EXERCISE:
Reproduce the material below line by line, beginning with its first line and ending with the line that contains "return (H - MB - py) / PLOT_H"; leave out pictures.

EXTRACTED DATA:
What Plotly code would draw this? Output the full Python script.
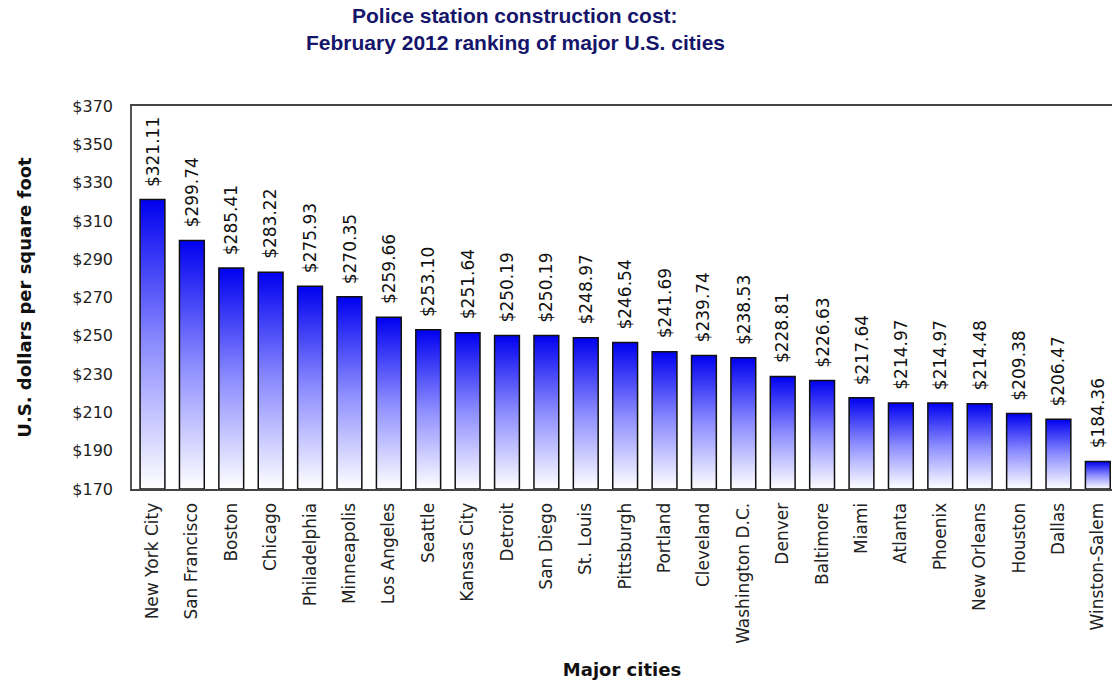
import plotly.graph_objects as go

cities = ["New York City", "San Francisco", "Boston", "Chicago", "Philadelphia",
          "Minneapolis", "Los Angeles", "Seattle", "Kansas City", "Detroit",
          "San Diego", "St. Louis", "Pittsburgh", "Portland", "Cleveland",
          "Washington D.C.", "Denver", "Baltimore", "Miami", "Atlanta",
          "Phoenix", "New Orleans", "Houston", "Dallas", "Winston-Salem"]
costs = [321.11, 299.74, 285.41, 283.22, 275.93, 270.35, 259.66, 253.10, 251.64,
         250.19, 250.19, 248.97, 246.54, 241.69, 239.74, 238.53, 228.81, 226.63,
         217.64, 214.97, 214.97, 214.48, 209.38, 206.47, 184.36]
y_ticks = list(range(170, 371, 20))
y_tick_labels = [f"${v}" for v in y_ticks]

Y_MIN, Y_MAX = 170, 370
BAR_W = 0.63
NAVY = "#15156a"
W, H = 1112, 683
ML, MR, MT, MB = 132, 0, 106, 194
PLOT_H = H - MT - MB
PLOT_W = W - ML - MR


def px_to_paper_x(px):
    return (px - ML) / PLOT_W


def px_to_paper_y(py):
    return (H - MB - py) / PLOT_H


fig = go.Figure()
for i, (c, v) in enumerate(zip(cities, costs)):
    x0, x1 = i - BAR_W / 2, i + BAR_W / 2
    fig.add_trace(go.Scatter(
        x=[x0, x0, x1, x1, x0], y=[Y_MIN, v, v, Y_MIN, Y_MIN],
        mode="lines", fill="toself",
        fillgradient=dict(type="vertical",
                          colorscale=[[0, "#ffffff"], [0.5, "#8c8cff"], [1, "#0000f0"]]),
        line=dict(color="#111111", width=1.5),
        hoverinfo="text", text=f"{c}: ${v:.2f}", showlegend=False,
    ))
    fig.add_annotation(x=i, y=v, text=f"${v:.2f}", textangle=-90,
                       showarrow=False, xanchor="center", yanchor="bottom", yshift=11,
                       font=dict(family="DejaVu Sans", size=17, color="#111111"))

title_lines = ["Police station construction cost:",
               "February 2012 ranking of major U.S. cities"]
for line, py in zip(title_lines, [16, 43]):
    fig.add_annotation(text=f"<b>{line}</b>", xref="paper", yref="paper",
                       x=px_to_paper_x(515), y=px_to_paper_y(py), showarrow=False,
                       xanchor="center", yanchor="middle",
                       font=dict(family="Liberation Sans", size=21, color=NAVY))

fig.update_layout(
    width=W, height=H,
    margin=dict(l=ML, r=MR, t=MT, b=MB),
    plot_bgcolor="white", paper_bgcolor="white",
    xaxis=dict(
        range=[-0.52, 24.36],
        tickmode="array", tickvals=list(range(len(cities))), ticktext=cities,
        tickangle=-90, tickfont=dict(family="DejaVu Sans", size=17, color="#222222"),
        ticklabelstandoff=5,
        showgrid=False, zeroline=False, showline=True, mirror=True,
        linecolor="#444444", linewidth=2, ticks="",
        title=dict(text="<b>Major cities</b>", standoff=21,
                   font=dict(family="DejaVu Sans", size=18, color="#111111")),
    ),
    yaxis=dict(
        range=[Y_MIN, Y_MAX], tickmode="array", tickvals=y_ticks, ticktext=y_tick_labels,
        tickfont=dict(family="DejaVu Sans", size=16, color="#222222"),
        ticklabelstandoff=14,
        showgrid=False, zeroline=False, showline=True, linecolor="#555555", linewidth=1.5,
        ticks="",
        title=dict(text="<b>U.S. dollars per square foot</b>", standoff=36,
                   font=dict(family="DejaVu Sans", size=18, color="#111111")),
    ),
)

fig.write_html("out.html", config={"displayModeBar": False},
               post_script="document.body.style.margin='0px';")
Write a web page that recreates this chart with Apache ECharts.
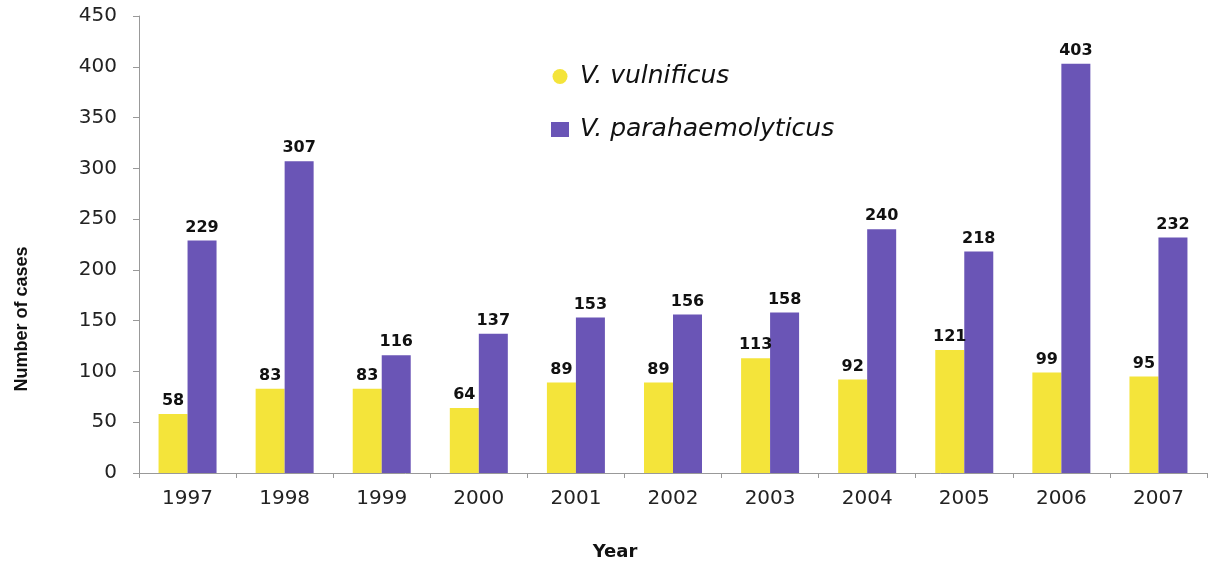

WRITTEN RESPONSE:
What Plotly code would draw this? Output the full Python script.
import plotly.graph_objects as go

cities = ["New York City", "San Francisco", "Boston", "Chicago", "Philadelphia",
          "Minneapolis", "Los Angeles", "Seattle", "Kansas City", "Detroit",
          "San Diego", "St. Louis", "Pittsburgh", "Portland", "Cleveland",
          "Washington D.C.", "Denver", "Baltimore", "Miami", "Atlanta",
          "Phoenix", "New Orleans", "Houston", "Dallas", "Winston-Salem"]
costs = [321.11, 299.74, 285.41, 283.22, 275.93, 270.35, 259.66, 253.10, 251.64,
         250.19, 250.19, 248.97, 246.54, 241.69, 239.74, 238.53, 228.81, 226.63,
         217.64, 214.97, 214.97, 214.48, 209.38, 206.47, 184.36]
y_ticks = list(range(170, 371, 20))
y_tick_labels = [f"${v}" for v in y_ticks]

Y_MIN, Y_MAX = 170, 370
BAR_W = 0.63
NAVY = "#15156a"
W, H = 1112, 683
ML, MR, MT, MB = 132, 0, 106, 194
PLOT_H = H - MT - MB
PLOT_W = W - ML - MR


def px_to_paper_x(px):
    return (px - ML) / PLOT_W


def px_to_paper_y(py):
    return (H - MB - py) / PLOT_H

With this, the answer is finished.